US stocks finished mixed on Thursday after the Fed-induced relief rally. The tech-heavy index, Nasdaq, jumped for the second straight trading day, led by Meta Platforms Inc., with its shares surging 24% amid positive earnings reports and a $40 billion shares buyback. Though a jump in major tech stocks, Apple, Amazon and Alphabet’s shares all fell in after-hours trading due to a miss on earnings expectations. On the other hand, the Dow Jones Industrial Average fell, dragged by Merck after the pharmaceutical company provided weak guidance.

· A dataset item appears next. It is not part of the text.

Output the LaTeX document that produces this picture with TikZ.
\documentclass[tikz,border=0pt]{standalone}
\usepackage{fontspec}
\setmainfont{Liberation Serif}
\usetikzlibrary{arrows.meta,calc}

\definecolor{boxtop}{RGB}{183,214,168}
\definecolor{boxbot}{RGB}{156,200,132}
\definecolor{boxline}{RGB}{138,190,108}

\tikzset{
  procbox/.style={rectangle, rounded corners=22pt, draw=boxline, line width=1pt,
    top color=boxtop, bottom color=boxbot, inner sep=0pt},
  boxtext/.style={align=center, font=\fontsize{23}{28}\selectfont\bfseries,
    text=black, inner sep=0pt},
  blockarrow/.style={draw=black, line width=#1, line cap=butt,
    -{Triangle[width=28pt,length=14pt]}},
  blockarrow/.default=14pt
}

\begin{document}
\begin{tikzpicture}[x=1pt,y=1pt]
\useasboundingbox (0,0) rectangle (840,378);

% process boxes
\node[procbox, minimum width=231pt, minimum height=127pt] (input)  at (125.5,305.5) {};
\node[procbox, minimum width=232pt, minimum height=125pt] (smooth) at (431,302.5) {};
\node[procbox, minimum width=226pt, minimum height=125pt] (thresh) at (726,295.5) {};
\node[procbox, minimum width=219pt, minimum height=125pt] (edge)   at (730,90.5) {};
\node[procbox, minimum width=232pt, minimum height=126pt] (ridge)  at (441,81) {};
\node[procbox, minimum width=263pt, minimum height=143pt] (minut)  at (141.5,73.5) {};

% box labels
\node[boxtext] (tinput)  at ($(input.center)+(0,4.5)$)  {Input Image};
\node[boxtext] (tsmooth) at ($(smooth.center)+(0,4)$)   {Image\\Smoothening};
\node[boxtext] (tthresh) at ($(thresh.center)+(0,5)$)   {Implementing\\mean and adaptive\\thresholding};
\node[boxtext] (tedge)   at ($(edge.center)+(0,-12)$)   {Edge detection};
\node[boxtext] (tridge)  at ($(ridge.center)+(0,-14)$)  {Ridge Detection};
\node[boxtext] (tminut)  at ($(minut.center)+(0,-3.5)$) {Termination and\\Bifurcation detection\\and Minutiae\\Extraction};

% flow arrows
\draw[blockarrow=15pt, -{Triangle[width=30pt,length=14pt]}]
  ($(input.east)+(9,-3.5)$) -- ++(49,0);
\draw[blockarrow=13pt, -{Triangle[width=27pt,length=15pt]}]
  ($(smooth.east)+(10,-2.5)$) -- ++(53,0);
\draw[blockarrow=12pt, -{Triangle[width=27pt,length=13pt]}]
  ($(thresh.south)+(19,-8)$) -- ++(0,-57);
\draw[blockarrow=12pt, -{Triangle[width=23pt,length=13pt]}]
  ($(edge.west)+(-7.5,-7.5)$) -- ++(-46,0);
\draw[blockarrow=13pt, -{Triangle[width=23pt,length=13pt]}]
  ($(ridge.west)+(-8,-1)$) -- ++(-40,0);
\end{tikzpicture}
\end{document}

Both Bank of England and the European Central Bank raised interest rates by 50 basis points following Fed’s 25 basis points rate hike, bringing their benchmark rates to 4% and 3%, respectively. Spontaneously, both regional markets priced in a peak in their rate hike cycles, with rates sharply declining and sending the Eurodollar and British pound lower. The move has also pushed the US dollar higher, pressing on broad commodity markets, including metal and energy.
Equity futures point to a mixed open across the APAC region, with ASX futures up 0.34%, Nikkei 225 futures rising 0.47% and Hang Seng Index down 0.73%.Click to enlarge the table
- Tech shares jumped, while energy stocks slumped further in the S&P 500, with 6 out of the 11 sectors finishing higher. The Communication Service sector soared more than 6.7% amid Meta Platforms’ surge. Both technology and consumer discretionary were up about 3%. The energy sector, however, fell 2.5% on a further decline in oil and gas prices. The extreme divergence moves in the US stock sectors suggest that the tech is taking a ride on the policy optimism after the Fed signalled an end of its rate hike cycle, but commodities are pricing in an economic recession as the outlook deteriorated.

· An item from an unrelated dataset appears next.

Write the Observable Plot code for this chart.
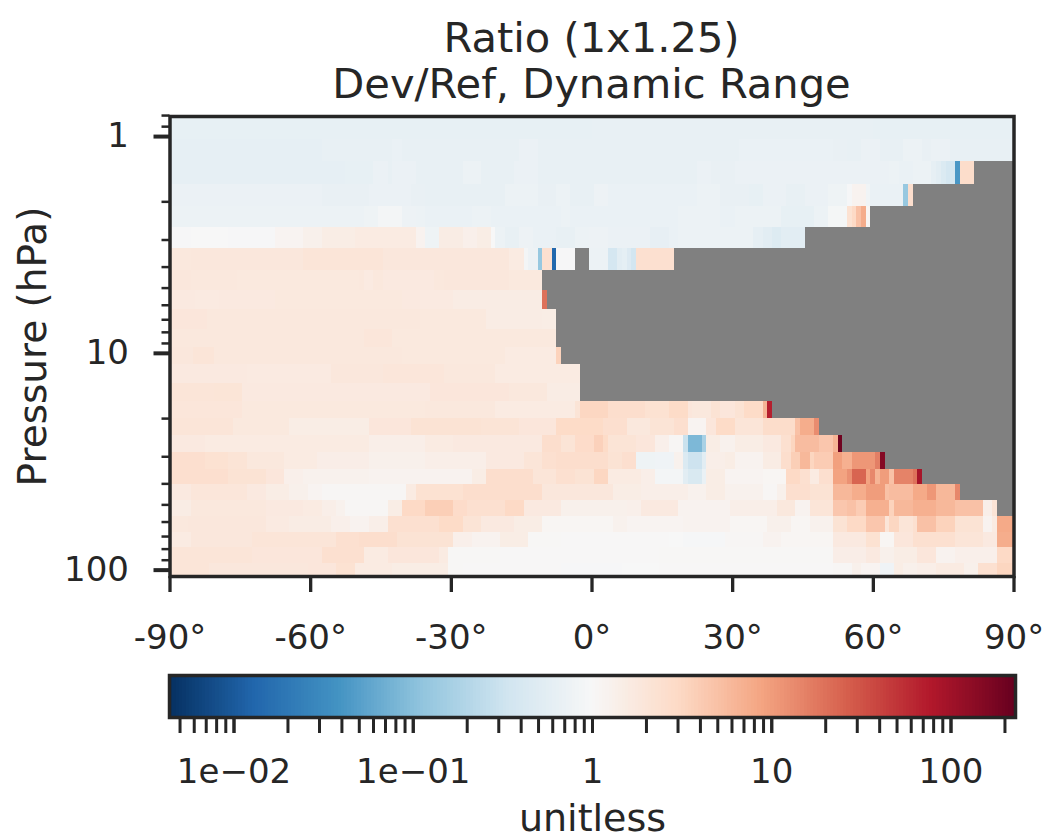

- Amazon’s shares tumbled 6% in after-hours trading due to a miss on earnings per share and light guidance in the fourth quarter. The e-Commerce giant reported $0.03 in EPS on $149.2 billion in revenue, while consensus called for $0.15 in EPS and $145.4B in revenue. The core business AWS’s revenue has also missed an expectation, reporting at $21.4 billion vs. an estimated $21.87 billion. The company expects the first quarter revenue to be between $121 billion to $126 billion, or a 4%-8% growth year on year, aligning with analysts’ expectations.

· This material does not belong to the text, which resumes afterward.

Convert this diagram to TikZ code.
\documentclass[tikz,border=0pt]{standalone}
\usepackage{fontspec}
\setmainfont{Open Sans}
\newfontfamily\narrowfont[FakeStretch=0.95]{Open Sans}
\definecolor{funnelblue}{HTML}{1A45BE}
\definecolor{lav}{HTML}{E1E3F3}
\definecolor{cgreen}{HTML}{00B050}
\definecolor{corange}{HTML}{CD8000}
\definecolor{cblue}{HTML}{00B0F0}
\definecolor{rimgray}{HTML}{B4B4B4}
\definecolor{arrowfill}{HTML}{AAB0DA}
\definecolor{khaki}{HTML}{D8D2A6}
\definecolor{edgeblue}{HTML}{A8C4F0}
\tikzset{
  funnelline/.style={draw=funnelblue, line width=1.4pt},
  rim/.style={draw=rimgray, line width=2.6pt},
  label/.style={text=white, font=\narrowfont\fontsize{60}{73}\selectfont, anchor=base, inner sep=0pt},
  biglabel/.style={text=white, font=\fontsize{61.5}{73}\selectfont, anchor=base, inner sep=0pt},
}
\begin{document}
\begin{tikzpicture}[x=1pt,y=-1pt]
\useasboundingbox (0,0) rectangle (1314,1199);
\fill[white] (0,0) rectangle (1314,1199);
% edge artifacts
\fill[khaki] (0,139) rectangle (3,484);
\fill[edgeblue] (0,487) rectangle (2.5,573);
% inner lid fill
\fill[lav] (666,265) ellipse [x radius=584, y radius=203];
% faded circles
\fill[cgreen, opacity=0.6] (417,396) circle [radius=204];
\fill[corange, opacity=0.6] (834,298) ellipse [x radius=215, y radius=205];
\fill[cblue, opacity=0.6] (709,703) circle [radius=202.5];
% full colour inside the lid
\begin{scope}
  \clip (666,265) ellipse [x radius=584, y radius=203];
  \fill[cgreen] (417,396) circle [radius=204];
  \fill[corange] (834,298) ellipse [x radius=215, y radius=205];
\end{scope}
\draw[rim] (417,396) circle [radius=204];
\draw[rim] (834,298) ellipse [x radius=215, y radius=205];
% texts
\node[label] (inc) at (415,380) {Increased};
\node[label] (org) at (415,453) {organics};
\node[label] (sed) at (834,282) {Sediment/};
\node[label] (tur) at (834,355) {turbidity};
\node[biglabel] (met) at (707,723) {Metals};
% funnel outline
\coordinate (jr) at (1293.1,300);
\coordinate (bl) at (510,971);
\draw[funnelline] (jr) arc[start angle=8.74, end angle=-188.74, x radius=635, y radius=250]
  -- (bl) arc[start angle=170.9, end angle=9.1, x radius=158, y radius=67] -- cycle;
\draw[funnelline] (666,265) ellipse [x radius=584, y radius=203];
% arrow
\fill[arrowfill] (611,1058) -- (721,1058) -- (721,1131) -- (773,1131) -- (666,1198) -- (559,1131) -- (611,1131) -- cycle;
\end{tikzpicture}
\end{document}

- Alphabet’s shares fell 3.9% in after-hours trading due to a miss on both EPS and revenue estimates in the fourth quarter. The search engine giant’s EPS came to $1.05 vs. the $1.18 estimated, while the revenue is at $76.05 billion vs. the $76.53 billion expected. Both YouTube and Google Cloud revenue also fell short of market expectations.
- Apple’s shares slumped 4% in after-hours trading as the tech giant reported disappointing earnings in the final quarter and booked the largest year-on-year sales decline since 2019. Its earnings per share is at $1.88 vs. the $1.94 estimated, and the revenue came to $117.15 billion vs. the $121.10 billion expected. The iPhone sales revenue for Q4 is $65.78 billion vs. $68.29 billion.
- Gold futures retreated sharply from their 9-month highs as the US dollar rebounded. Gold price faced key resistance of 1,970, the pullback is more like a purely technical correction on an uptrend, with a further support of 1,840.
- Crude oil extended losses as energy’s upside momentum faded on economic growth concerns. The central banks’ policy tweaks are not pointing to brighter economic outlooks, instead, the all-year-long aggressive monetary policy and inflation woes are leading to a downturn, darkening the demand outlook in crude oil further.